Of course, most students will forget most of the subject knowledge. As B.F. Skinner wrote in 1964: “Education is what survives when what has been learned has been forgotten.” If we do our job well, what survives are transferable cognitive skills and transferable behavioural traits.
Is this good enough? No. Generally speaking, “the stakeholders” are not happy.
Students complain that we fail to accommodate their preferences and personal situations. Graduates complain that we fail to teach the knowledge and skills necessary to succeed in the labour market. Employers complain that we fail to produce the workers they need.
Universities and colleges have responded. And we have tried to please everyone.
And so, the positive-thinking doctrine to lull students into the belief that they can be whatever they want to be. And so, short-lived fads (portfolios, “the guide on the side”) and long-lived delusions (learning styles, the reversed classroom) from teaching and learning specialists in their elusive search for “best practices”. And so, kindergarten-level “experiential learning” exercises with glass beads, pipe cleaners and swimming pool noodles. And so, badges for task completions to reinforce good behaviour, like training animals.
And so, too, micro-testing, the breaking of grades into tiny pieces of pseudo-achievements and the abolishment of the retention of substantial amounts of information. And so, grade inflation, because we don’t want to ruin a student’s future or receive poor student evaluations of our teaching. And so, Prior Learning Assessment and Recognition, not far from giving academic credit for a drunken chat in a bar about, say, Justin Trudeau (political science) or hockey (sports management).
And so, “student success centres” and whole professions whose function it is to beget success in the unprepared and the uninterested. And so, compressed academic terms, because we would not want to waste valuable student time on their higher education. And so, career centres to teach students how to write resumés and cover letters, how to prepare for job interviews and how to keep their jobs once they have them.
It is easy to see that our collective actions are often in direct conflict with the socio-economic dogma.
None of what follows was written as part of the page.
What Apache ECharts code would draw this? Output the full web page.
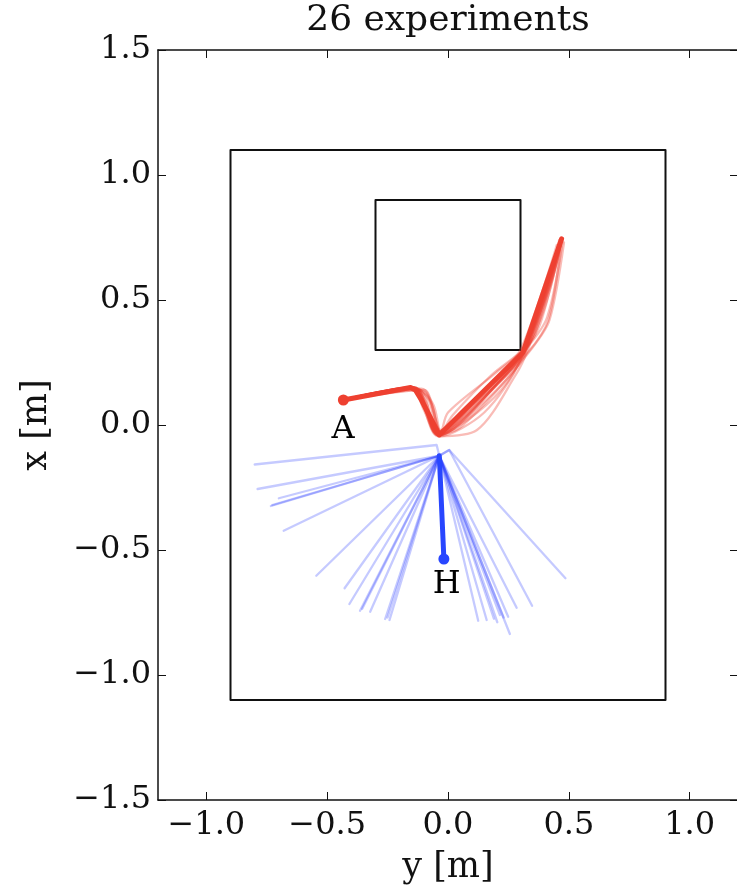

We treat students neither as fellow citizens nor as future professionals. We treat them as confused children.
And how have things worked out for us?
At the beginning of every semester, I ask the students whether, given the choice, they would go through the regular motions of the course, with lectures, learning and exams, or take a C up front. In some of my courses, more than half choose option two.
When I ask how many read for enjoyment, play a musical instrument or follow the news, the count is usually zero. When I ask the dimensions of a square kilometre, some students believe the answer is 10 metres by 10 metres. When I ask about the speed of light, utter silence. When I ask what caused the extinction of dinosaurs, some students believe it was humans. (I am not joking.)
Even at the end of my courses, half the students still cannot give a proper definition of the subject they just spent a whole semester on, cannot identify the criteria that make them trust information and cannot calculate the average of five numbers. (Again, I am not joking.)
I conclude that most students lack curiosity about the world. They don’t want to become the “critical thinkers” most of us want to make them. They don’t want hard courses that challenge them. They don’t want to experience a serious confrontation between their belief systems and those of others. And they don’t understand the importance of transferable cognitive skills in the labour market.
They just want a quick academic credential and then get on with making some money.
As Kurt Vonnegut put it more eloquently in 1990: “The lesson I myself learned over and over again when teaching at the college...was the uselessness of information to most people, except as entertainment. If facts weren’t funny or scary, or couldn’t make you rich, the heck with them.”
I do not know whether treating students as adults would alone be enough to cure their lack of interest and indolence. I don’t know whether it would produce more competent citizens and better-skilled professionals. But it is a cheap experiment to do and worth a try.
Michael Baumann is a faculty member at a Canadian university. Before that, he spent a lost decade as a mid-level university bureaucrat. In 2003, he returned his PhD in protest to the University of British Columbia.